GIVEN RECORDS
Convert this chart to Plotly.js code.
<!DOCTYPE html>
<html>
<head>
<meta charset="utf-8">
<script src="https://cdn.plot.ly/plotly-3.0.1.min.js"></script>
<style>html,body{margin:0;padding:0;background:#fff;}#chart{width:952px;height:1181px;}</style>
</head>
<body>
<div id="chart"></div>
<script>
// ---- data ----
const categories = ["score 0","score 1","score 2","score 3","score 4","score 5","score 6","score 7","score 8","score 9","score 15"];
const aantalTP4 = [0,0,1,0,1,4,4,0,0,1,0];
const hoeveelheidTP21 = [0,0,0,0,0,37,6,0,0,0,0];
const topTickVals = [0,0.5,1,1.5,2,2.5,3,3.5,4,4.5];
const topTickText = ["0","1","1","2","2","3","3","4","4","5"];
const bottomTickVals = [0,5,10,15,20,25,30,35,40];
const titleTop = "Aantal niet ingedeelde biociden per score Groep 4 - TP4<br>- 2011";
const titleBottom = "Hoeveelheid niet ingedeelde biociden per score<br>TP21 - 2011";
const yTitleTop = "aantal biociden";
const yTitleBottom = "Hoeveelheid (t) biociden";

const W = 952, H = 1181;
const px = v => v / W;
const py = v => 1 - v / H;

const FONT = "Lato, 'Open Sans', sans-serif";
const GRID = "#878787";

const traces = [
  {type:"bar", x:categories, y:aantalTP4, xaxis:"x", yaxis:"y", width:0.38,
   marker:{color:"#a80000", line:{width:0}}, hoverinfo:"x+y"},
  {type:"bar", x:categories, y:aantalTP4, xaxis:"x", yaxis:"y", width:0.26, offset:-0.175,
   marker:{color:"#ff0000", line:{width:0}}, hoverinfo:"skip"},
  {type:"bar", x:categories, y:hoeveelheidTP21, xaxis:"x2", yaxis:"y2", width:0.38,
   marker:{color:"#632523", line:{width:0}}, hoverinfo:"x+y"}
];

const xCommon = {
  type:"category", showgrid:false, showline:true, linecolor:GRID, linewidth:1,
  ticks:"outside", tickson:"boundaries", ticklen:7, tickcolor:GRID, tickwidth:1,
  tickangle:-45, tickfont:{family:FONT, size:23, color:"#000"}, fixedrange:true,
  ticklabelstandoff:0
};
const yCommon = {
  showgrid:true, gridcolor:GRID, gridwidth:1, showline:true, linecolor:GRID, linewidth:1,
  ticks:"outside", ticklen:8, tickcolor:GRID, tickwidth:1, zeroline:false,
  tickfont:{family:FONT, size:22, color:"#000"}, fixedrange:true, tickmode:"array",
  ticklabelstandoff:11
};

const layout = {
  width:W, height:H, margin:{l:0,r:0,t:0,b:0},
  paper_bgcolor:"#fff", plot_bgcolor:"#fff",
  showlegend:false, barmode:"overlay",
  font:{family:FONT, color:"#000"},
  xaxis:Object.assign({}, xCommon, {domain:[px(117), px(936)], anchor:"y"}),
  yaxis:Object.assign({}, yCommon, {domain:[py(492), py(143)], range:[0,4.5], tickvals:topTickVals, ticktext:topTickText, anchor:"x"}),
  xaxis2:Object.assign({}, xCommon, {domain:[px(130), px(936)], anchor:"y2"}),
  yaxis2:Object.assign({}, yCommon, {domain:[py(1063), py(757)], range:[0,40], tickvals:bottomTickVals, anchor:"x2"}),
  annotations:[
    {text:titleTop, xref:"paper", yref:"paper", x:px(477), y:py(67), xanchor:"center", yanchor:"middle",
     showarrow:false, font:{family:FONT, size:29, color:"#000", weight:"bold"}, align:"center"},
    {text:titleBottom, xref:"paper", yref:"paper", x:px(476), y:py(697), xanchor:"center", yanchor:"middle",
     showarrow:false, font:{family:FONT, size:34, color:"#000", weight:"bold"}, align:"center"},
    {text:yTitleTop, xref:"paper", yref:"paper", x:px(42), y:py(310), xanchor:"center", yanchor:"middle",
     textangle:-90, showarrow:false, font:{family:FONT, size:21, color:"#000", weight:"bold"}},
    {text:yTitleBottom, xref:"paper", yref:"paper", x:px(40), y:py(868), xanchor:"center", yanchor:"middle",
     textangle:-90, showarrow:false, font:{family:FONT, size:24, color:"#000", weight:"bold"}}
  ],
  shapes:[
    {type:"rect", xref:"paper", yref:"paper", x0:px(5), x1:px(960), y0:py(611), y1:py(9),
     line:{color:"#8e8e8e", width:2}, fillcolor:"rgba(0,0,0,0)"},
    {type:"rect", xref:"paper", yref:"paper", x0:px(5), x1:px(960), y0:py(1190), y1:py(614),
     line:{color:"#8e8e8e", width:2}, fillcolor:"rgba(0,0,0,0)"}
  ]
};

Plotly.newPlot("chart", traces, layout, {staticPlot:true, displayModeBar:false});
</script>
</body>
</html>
---
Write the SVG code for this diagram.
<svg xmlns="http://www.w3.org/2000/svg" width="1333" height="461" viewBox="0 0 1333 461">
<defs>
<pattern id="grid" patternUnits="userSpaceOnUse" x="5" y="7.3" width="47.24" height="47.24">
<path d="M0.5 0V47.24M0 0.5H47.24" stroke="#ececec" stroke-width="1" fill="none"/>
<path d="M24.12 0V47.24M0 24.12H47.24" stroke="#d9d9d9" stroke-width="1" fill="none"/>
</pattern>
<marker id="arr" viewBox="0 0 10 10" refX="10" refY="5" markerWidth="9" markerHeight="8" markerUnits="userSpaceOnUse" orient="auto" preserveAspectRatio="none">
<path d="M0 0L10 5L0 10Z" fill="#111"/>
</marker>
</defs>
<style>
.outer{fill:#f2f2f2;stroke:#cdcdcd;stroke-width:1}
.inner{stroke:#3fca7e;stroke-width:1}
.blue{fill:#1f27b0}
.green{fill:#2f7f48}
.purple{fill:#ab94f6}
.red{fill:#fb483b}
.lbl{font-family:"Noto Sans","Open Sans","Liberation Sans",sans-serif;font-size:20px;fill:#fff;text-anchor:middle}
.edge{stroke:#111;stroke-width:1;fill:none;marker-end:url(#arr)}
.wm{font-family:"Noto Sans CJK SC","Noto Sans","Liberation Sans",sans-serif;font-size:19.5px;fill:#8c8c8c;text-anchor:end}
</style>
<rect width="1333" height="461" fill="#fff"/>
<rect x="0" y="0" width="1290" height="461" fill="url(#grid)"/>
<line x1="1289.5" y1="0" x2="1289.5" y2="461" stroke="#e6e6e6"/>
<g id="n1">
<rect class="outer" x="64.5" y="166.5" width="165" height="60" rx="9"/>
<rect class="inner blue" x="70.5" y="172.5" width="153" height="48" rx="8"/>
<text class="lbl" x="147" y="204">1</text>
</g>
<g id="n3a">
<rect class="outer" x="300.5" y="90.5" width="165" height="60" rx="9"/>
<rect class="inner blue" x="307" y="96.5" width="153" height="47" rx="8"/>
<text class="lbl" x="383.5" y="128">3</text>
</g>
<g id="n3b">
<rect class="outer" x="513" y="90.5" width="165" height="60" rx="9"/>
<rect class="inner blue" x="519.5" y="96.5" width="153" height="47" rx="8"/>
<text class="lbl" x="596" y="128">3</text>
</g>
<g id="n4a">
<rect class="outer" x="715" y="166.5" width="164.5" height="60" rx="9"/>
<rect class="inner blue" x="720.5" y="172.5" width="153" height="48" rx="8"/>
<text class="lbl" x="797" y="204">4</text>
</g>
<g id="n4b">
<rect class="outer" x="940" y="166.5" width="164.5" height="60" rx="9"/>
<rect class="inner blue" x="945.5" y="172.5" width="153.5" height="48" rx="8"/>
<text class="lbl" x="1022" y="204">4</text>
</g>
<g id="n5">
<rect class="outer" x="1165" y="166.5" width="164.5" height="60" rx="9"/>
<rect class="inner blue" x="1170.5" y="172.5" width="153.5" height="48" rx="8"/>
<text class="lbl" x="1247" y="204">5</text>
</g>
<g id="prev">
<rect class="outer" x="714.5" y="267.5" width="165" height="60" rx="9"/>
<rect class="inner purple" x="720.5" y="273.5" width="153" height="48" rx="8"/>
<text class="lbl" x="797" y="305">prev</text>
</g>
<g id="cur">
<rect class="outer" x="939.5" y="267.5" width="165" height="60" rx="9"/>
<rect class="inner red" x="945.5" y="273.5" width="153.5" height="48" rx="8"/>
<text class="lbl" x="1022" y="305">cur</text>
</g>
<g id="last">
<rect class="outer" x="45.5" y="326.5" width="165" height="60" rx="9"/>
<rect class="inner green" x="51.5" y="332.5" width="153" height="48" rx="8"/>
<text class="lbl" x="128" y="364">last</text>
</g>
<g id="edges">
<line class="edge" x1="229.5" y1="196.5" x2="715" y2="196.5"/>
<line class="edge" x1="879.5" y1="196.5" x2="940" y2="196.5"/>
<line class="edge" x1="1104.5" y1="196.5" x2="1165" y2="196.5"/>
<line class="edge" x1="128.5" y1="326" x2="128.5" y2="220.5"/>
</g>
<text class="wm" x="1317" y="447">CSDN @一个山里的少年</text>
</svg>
--
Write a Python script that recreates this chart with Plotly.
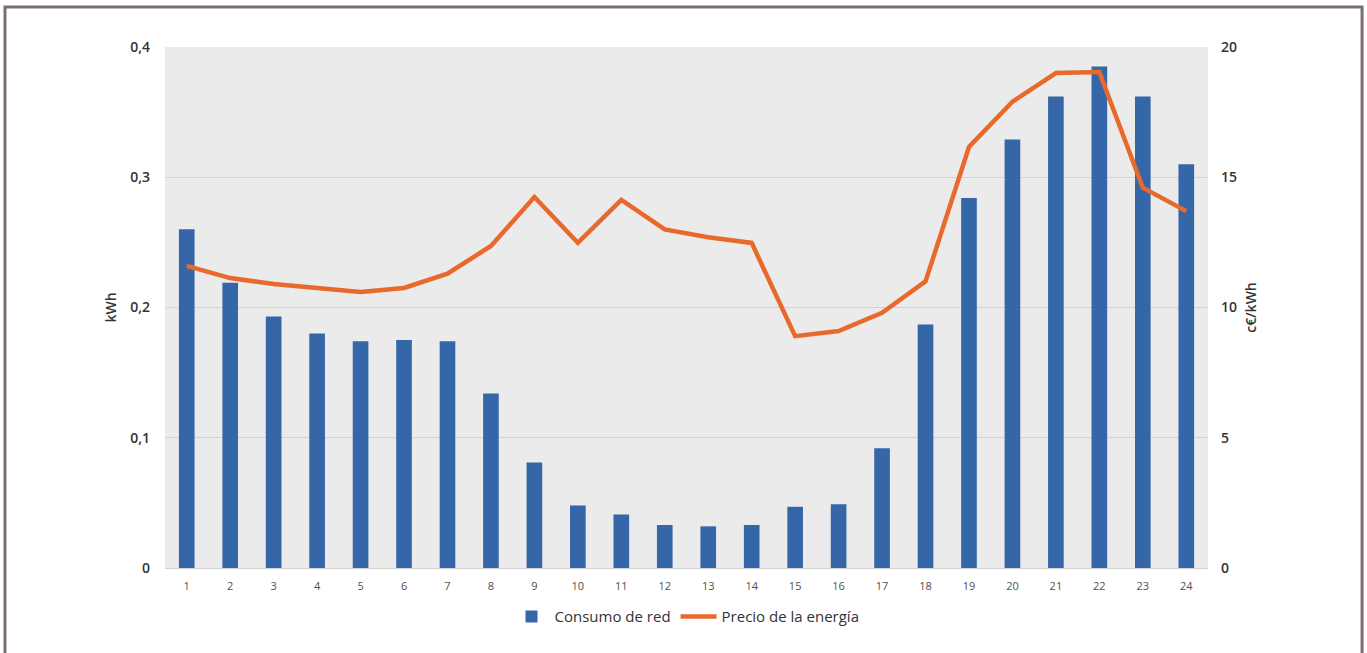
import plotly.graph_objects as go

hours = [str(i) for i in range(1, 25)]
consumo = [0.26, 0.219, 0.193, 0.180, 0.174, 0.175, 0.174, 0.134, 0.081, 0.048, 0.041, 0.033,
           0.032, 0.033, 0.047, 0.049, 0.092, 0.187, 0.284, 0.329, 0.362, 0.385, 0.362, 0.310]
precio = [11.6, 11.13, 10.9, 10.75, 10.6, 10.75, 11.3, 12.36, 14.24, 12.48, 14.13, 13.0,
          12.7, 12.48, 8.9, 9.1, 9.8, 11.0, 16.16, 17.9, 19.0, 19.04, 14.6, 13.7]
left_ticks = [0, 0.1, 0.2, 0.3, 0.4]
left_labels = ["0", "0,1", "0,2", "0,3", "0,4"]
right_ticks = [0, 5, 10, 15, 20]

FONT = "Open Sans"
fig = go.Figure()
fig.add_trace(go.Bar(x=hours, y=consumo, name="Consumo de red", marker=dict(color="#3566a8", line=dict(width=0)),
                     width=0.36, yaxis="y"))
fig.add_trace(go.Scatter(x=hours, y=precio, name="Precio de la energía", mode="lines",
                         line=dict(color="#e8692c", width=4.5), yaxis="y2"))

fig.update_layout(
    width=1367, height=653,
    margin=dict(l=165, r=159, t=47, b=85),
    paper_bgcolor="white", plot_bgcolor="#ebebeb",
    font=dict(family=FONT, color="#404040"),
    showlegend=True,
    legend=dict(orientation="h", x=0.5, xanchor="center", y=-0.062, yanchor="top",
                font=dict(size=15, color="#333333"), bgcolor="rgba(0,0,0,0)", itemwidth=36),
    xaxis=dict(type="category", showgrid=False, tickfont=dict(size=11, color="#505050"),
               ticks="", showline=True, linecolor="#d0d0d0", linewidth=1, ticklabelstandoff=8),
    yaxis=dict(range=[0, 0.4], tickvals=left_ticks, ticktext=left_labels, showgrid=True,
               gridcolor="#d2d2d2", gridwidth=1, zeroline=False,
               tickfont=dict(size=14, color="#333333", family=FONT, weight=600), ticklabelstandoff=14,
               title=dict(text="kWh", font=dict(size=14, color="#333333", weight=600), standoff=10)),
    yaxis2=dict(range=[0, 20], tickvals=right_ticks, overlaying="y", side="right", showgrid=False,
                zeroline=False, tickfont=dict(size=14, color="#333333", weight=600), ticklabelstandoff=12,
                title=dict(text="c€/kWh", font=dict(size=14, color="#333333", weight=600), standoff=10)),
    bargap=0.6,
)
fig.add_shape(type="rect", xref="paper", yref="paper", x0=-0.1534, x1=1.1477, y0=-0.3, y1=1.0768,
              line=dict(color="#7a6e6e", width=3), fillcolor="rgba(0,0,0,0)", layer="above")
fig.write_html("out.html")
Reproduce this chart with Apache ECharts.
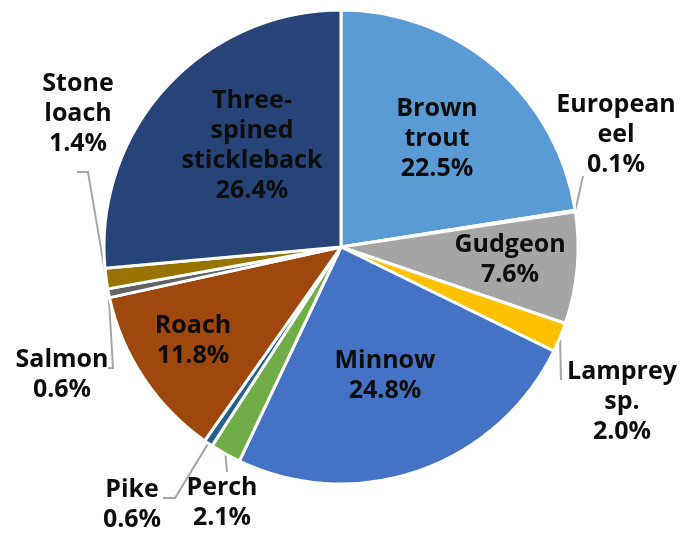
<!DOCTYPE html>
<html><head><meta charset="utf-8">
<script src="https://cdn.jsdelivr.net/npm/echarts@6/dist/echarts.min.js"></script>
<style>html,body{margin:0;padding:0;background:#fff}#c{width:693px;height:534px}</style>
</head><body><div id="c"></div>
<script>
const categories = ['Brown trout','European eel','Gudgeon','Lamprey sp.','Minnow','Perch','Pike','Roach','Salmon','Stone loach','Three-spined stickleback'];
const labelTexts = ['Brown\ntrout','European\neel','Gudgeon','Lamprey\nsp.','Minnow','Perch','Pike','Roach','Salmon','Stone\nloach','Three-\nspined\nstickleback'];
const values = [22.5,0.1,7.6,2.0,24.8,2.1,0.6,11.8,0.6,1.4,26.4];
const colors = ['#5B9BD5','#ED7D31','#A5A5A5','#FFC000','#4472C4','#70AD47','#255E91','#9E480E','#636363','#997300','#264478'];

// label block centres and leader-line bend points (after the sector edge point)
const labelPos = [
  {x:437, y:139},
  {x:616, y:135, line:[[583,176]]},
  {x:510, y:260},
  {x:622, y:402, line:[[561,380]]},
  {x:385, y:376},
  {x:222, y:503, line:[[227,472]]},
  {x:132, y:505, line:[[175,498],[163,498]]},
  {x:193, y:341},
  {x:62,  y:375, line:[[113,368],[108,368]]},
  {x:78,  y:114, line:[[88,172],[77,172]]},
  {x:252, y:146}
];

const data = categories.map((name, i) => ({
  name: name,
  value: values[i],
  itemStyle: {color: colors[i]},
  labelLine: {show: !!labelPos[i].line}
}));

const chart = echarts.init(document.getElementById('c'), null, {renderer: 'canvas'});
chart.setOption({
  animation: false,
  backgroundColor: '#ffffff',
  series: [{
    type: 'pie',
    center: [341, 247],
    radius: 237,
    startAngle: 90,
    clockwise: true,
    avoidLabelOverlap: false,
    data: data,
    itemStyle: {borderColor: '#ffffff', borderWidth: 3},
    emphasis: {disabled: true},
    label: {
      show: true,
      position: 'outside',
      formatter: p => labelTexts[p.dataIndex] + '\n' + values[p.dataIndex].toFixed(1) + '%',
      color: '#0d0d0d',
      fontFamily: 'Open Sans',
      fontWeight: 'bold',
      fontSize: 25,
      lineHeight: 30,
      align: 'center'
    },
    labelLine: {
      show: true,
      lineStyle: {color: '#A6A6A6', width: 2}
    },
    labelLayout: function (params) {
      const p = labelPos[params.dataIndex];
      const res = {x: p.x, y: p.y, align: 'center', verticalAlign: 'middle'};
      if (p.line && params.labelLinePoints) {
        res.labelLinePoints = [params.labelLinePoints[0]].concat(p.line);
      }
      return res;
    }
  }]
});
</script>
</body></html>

WORK TO BE COMPLETED
Every line from the one containing "Write a Python" to the one containing "import plotly.graph_objects as go" should be output exactly, both ends included. Nothing else goes in, and no pictures either.

TASK OUTPUT
Write a Python script that recreates this chart with Plotly.
import plotly.graph_objects as go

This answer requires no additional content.